RECORD LIST
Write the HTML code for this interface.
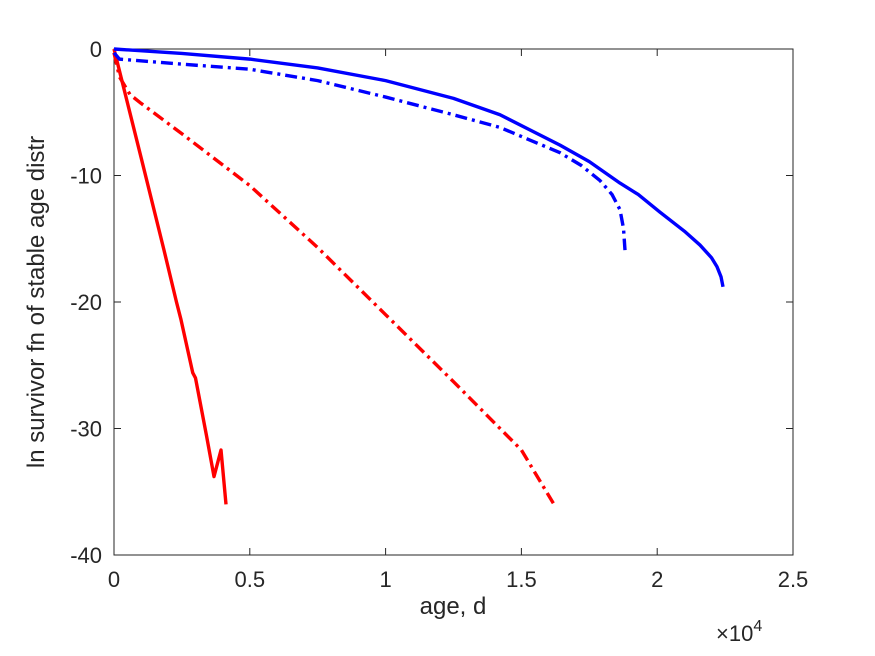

...

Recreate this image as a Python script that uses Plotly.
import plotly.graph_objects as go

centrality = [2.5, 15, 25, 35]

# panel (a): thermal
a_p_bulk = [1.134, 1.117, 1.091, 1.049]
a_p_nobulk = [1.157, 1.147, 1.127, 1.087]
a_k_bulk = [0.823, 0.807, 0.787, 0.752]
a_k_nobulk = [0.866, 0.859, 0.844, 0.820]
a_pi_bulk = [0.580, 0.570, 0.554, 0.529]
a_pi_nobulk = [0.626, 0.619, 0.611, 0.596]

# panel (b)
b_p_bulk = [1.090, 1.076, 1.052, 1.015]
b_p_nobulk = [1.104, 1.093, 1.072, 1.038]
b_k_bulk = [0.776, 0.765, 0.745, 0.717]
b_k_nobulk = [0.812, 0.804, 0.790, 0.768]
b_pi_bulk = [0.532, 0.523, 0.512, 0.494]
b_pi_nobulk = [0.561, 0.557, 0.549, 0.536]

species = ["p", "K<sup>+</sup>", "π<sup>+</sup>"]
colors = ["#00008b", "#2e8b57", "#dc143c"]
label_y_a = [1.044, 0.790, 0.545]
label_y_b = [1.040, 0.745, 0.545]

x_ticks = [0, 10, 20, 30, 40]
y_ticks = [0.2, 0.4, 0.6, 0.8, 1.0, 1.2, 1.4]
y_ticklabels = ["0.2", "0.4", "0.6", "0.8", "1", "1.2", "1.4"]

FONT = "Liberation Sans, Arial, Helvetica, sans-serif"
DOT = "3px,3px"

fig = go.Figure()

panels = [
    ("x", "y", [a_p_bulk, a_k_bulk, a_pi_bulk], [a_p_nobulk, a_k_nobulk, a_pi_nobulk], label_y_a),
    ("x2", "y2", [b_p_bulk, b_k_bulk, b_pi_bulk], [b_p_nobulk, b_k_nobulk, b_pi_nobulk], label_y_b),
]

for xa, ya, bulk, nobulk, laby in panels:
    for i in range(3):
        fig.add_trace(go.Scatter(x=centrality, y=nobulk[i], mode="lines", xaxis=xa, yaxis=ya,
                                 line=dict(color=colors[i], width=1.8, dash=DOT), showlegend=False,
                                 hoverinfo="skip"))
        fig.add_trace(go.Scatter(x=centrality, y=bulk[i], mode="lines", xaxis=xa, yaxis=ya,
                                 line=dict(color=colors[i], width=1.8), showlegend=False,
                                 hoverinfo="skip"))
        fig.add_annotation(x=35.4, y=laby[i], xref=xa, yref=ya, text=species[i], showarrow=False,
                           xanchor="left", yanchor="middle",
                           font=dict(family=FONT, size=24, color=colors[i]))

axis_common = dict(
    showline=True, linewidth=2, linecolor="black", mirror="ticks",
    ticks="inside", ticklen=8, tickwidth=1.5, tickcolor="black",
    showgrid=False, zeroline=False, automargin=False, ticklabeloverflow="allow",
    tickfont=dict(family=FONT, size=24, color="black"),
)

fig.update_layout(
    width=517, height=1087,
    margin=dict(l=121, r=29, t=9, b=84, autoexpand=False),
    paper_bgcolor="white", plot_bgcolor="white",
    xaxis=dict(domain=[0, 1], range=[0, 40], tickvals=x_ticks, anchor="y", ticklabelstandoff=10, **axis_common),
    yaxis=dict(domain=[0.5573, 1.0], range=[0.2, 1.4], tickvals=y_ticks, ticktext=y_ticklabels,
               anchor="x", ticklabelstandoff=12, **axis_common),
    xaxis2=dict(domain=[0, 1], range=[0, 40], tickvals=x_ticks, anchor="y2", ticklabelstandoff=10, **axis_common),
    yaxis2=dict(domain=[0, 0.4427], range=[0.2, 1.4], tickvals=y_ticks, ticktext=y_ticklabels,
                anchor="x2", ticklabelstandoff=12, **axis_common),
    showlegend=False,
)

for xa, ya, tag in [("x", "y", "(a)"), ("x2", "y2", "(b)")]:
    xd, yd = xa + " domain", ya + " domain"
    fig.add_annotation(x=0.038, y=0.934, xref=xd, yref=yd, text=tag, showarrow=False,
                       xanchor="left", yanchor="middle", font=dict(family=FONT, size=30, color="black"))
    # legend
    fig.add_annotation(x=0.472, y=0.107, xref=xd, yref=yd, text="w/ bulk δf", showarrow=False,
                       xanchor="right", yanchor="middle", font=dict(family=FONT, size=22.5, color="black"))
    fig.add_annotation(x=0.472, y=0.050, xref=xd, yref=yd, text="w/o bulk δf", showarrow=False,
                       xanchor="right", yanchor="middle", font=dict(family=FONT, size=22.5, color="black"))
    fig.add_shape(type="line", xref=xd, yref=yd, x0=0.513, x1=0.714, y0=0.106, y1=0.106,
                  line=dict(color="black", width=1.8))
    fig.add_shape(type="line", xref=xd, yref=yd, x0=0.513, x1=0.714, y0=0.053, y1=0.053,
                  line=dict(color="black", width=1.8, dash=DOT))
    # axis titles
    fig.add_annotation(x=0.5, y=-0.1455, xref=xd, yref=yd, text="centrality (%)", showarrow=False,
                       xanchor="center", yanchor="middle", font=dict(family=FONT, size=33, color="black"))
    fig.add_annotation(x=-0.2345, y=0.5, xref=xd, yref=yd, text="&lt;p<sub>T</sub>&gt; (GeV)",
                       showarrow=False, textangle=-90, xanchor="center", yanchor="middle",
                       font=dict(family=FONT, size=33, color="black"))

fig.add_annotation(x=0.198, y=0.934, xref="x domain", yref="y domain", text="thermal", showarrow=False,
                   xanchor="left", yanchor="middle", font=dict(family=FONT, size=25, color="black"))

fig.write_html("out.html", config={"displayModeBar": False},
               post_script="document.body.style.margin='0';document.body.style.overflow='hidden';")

WHAT TO WORK ON
Only the lines from the one with "Recreate this image" up to the one with "centrality = [2.5, 15, 25, 35]" should be repeated, both included, exactly as they appear.

ANSWER IN FULL
Recreate this image as a Python script that uses Plotly.
import plotly.graph_objects as go

centrality = [2.5, 15, 25, 35]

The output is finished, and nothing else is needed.